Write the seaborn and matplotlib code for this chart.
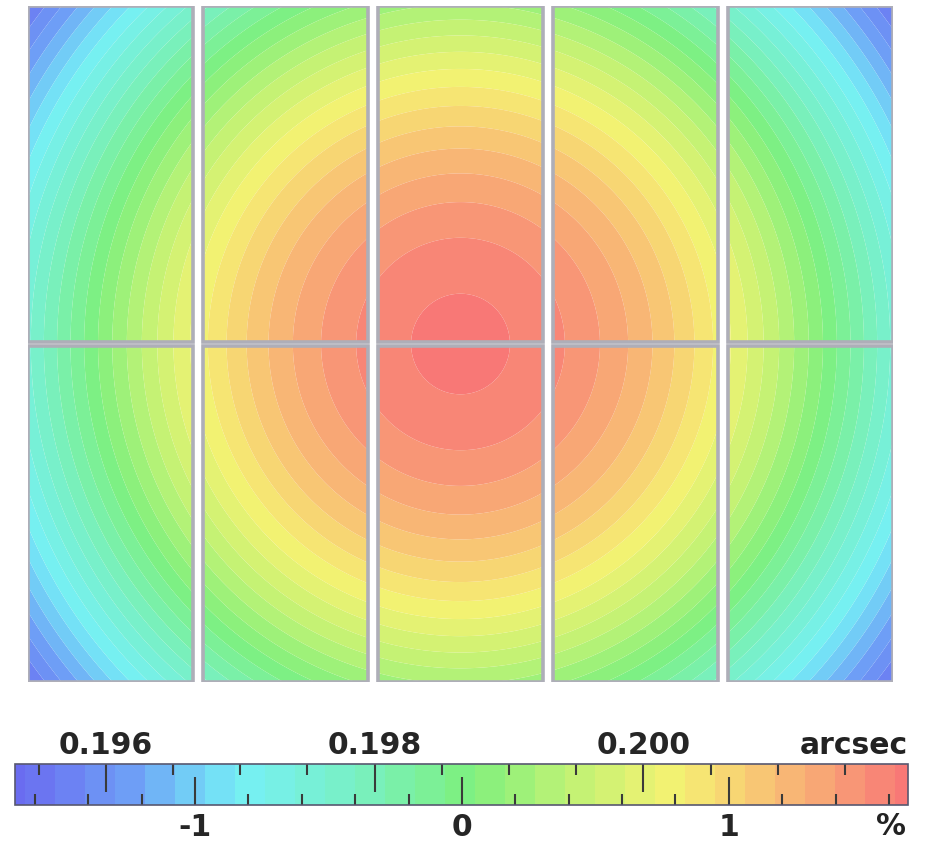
import numpy as np
import matplotlib
matplotlib.use("Agg")
import matplotlib.pyplot as plt
import seaborn as sns
from matplotlib.colors import LinearSegmentedColormap
from matplotlib.patches import Rectangle
from matplotlib.ticker import MultipleLocator, FixedLocator, FuncFormatter

# Radial profile of the plate-scale deviation (% of nominal) vs. field radius (mm)
radius_mm = [0.0, 10.0, 19.0, 25.5, 31.0, 36.0, 40.0, 43.0, 47.5, 65.5, 88.0, 102.0]
scale_pct = [1.66, 1.62, 1.51, 1.40, 1.29, 1.17, 1.06, 0.95, 0.84, 0.08, -0.85, -1.58]

# Colour-bar annotations
pct_ticks = [-1, 0, 1]
arcsec_ticks = [0.196, 0.198, 0.200]
nominal_arcsec = 0.19865

# Focal-plane geometry: 5 x 2 CCD mosaic (mm)
ccd_cols, ccd_rows = 5, 2
ccd_w, ccd_h = 30.72, 61.44
gap_x, gap_y = 1.8, 0.6

# Colour scale
pct_lo, pct_hi = -1.674, 1.671
band_step = 0.1124
band_edges = np.concatenate([[pct_lo], 0.161 + band_step * np.arange(-16, 14), [pct_hi]])
cmap_nodes = [
    (0.00, "#6a6af0"), (0.13, "#6ea0f6"), (0.25, "#76f0f6"), (0.38, "#78f0c4"),
    (0.51, "#7ef07e"), (0.63, "#c4f274"), (0.74, "#f5f272"), (0.84, "#f8c474"),
    (0.93, "#f89a76"), (1.00, "#f87676"),
]
cmap = LinearSegmentedColormap.from_list("plate_scale", cmap_nodes)

sns.set_theme(style="white")
plt.rcParams["font.family"] = ["DejaVu Sans"]

W, H, DPI = 925, 843, 100
fig = plt.figure(figsize=(W / DPI, H / DPI), dpi=DPI)
fig.patch.set_facecolor("white")

# Mosaic axes
mos_w = ccd_cols * ccd_w + (ccd_cols - 1) * gap_x
mos_h = ccd_rows * ccd_h + (ccd_rows - 1) * gap_y
ax = fig.add_axes([28 / W, 1 - 682 / H, 865 / W, 676 / H])
ax.set_xlim(-mos_w / 2, mos_w / 2)
ax.set_ylim(-mos_h / 2, mos_h / 2)
ax.axis("off")

coef = np.polyfit(np.square(radius_mm), scale_pct, 2)

cs = None
for row in range(ccd_rows):
    for col in range(ccd_cols):
        x0 = -mos_w / 2 + col * (ccd_w + gap_x)
        y0 = -mos_h / 2 + row * (ccd_h + gap_y)
        xs = np.linspace(x0, x0 + ccd_w, 120)
        ys = np.linspace(y0, y0 + ccd_h, 240)
        X, Y = np.meshgrid(xs, ys)
        Z = np.polyval(coef, X ** 2 + Y ** 2)
        Z = np.clip(Z, pct_lo + 1e-4, pct_hi - 1e-4)
        cs = ax.contourf(X, Y, Z, levels=band_edges, cmap=cmap,
                         vmin=pct_lo, vmax=pct_hi, antialiased=True)
        ax.add_patch(Rectangle((x0, y0), ccd_w, ccd_h, fill=False,
                               edgecolor="#aeaeb8", linewidth=2.6, zorder=5))

# Colour bar with % (bottom) and arcsec (top) scales
FS = 21.5
cax = fig.add_axes([15 / W, 1 - 805 / H, 893 / W, 41 / H])
cb = fig.colorbar(cs, cax=cax, orientation="horizontal", spacing="proportional")
cax.set_axisbelow(False)
cb.outline.set_edgecolor("#585870")
cb.outline.set_linewidth(1.2)
cb.outline.set_zorder(6)
cb.set_ticks(pct_ticks)
cb.ax.xaxis.set_minor_locator(MultipleLocator(0.2))
cb.ax.xaxis.set_major_formatter(FuncFormatter(lambda v, _: f"{v:g}"))
cax.tick_params(axis="x", which="both", direction="in", bottom=True, top=False,
                color="#3a3a3a", width=1.5)
cax.tick_params(axis="x", which="major", length=20, labelsize=FS, pad=6)
cax.tick_params(axis="x", which="minor", length=8)
for t in cax.get_xticklabels():
    t.set_fontweight("bold")


def pct_to_arcsec(p):
    return nominal_arcsec * (1 + np.asarray(p) / 100.0)


def arcsec_to_pct(a):
    return (np.asarray(a) / nominal_arcsec - 1) * 100.0


sec = cax.secondary_xaxis("top", functions=(pct_to_arcsec, arcsec_to_pct))
sec.set_axisbelow(False)
sec.set_zorder(5)
sec.xaxis.set_major_locator(FixedLocator(arcsec_ticks))
sec.xaxis.set_minor_locator(MultipleLocator(0.0005))
sec.xaxis.set_major_formatter(FuncFormatter(lambda v, _: f"{v:.3f}"))
sec.tick_params(axis="x", which="both", direction="in", color="#3a3a3a", width=1.5)
sec.tick_params(axis="x", which="major", length=20, labelsize=FS, pad=3)
sec.tick_params(axis="x", which="minor", length=8)
for t in sec.get_xticklabels():
    t.set_fontweight("bold")
sec.spines["top"].set_visible(False)

fig.text(908 / W, 1 - 754 / H, "arcsec", ha="right", va="baseline",
         fontsize=FS, fontweight="bold", color="#222222")
fig.text(906 / W, 1 - 835 / H, "%", ha="right", va="baseline",
         fontsize=FS, fontweight="bold", color="#222222")

fig.savefig("out.png", dpi=DPI, facecolor="white")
□ □ □ □ □
What is needed: Return every line in the listing that contains the word "seaborn".

Answer to the problem:
Write the seaborn and matplotlib code for this chart.
import seaborn as sns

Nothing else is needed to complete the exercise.